I FINALLY SWITCHED BACK TO THE ORIGINAL CTLR FREQ BUT, DUE TO CONGESTED FREQ, I SWITCHED TO THE TWR FREQ TO GET THROUGH, WHICH I FINALLY DID . . . MAYBE ON SUBSEQUENT FLTS, IF THIS PROB SHOULD COME ABOUT, IT MIGHT BE A GOOD IDEA TO ALWAYS LEAVE ONE OF THE RADIOS SET TO THE LAST FREQ TO GO BACK TO WHEN THE FREQ GETS BUSY OR WHEN NOBODY SEEMS TO BE WORKING THAT FREQ. (237353)

AFTER CLRING RWY 33L, WE WERE UNABLE TO CONTACT GND CTL DUE TO FREQ CONGESTION . . . TAXIING INBND WITHOUT FIRST RECEIVING A CLRNC IS NOT AT ALL UNUSUAL AT FREQ CONGESTED ARPTS. IN SIMILAR SITS AT BWI AND ELSEWHERE, IF THE FREQ IS BLOCKED AND A CUSTOMARY TAXI RTE IS KNOWN AND CLR OF TFC, NEARLY AL[L] CAPTS I HAVE OBSERVED WOULD PROCEED SLOWLY, AS WE DID. WE PROGRESSED FARTHER THAN MOST ONLY BECAUSE THE FREQ WAS CONGESTED LONGER, IN PART BECAUSE THE CTLR WOULD NOT UNKEY HIS MIC WHILE MAKING MULTIPLE XMISSIONS. (173324)

BECAUSE OF EXTREME FREQ CONGESTION, ABBREVIATED TAXI INSTRUCTIONS ARE GIVEN AT ORD . . . THE FREQ CONGESTION AND CTLR WORKLOAD AT ORD MAKE IT HARD TO VERIFY INSTRUCTIONS THAT ARE UNCLR. WE ATTEMPTED CONTACT A FEW TIMES BEFORE BEING TOLD TO TURN NEAR THE BARRICADES, BUT WERE THEN GIVEN AN IMMEDIATE FREQ CHANGE WHICH PREVENTED PROMPT FEEDBACK FROM THE CTLR WHO GAVE US THE INSTRUCTIONS. TO THEIR CREDIT, THEY DID SPOT THE ERROR QUICKLY AND CALLED ON TWR FREQ WITH NEW INSTRUCTIONS. (WE MAY NOT HAVE HEARD SOME CALLS DUE TO RECEPTION PROBS.) THE CONGESTION AT ORD WOULD BE TOUGH TO FIX, BUT BETTER ARPT SIGNS SHOWING TAXI RTES THROUGH THE CONSTRUCTION AREAS WILL DEFINITELY CUT DOWN ON FUTURE PROBS. (252779)

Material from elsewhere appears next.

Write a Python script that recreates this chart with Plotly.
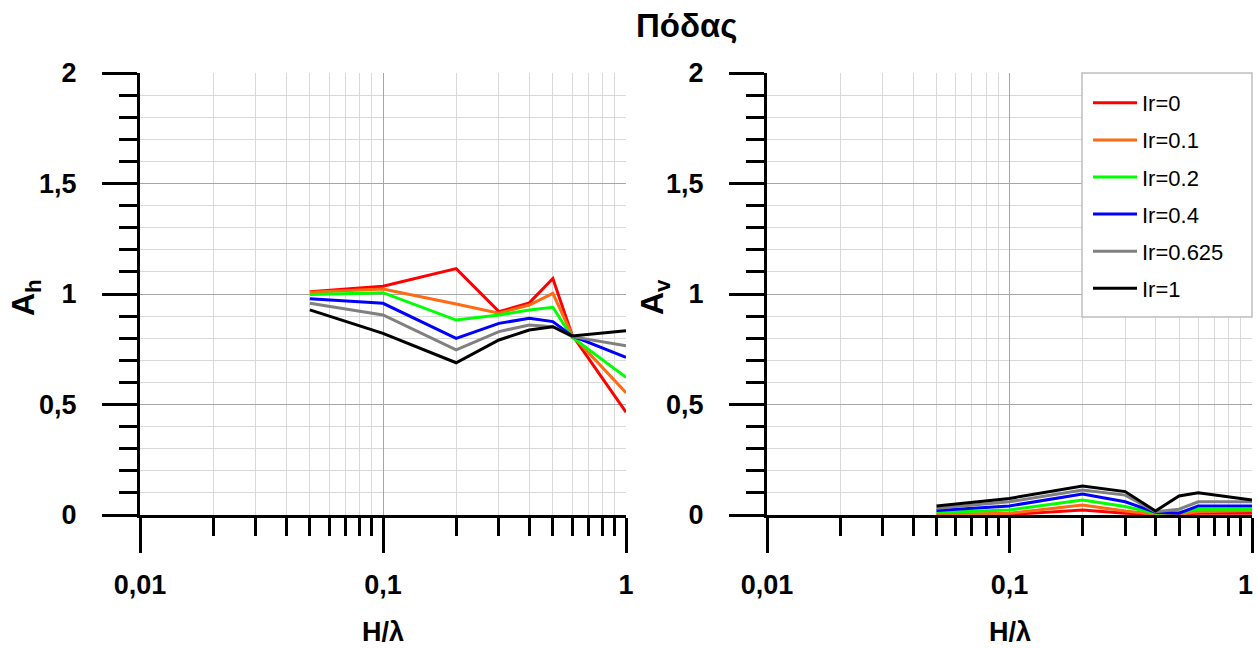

These and other relevant narratives indicate that the topics "frequency" and "congestion" are often found in the same contexts, but that the exact phrase "frequency congestion" is not always present. Instead, many forms are found, such as:

CONGESTION ON THIS FREQ

FREQ 124.15 WAS SO CONGESTED

CONGESTION OF TWR FREQ

CONGESTED FREQ

FREQ CONGESTION

FREQ CONGESTED

FREQ WAS CONGESTED

A phrase search would also be useful for finding narratives relevant to "frequency congestion". The preceding phrases suggest that an effective search would use a variety of phrase forms as queries, including:

FREQ CONGESTION

FREQ CONGESTED

CONGESTION FREQ

CONGESTED FREQ

Additional phrases include the plural form, "freqs".

FREQS CONGESTION

FREQS CONGESTED

CONGESTION FREQS

CONGESTED

Most keyword search methods use term indexing such as used by Salton, 1981, where a word list represents each document and internal query. As a consequence, given a keyword as a user query, these methods use the presence of the keyword in documents as the main criterion of relevance. In contrast, keyterm search described herein uses indexing by term association, where a list of contextually associated term pairs represents each document and internal query. Given a keyterm as a user query, keyterm search uses not only the presence of the keyterm in the database being searched but also the contexts of the keyterm as the criteria of relevance. This allows retrieved documents to be sorted on their relevance to the keyterm in context.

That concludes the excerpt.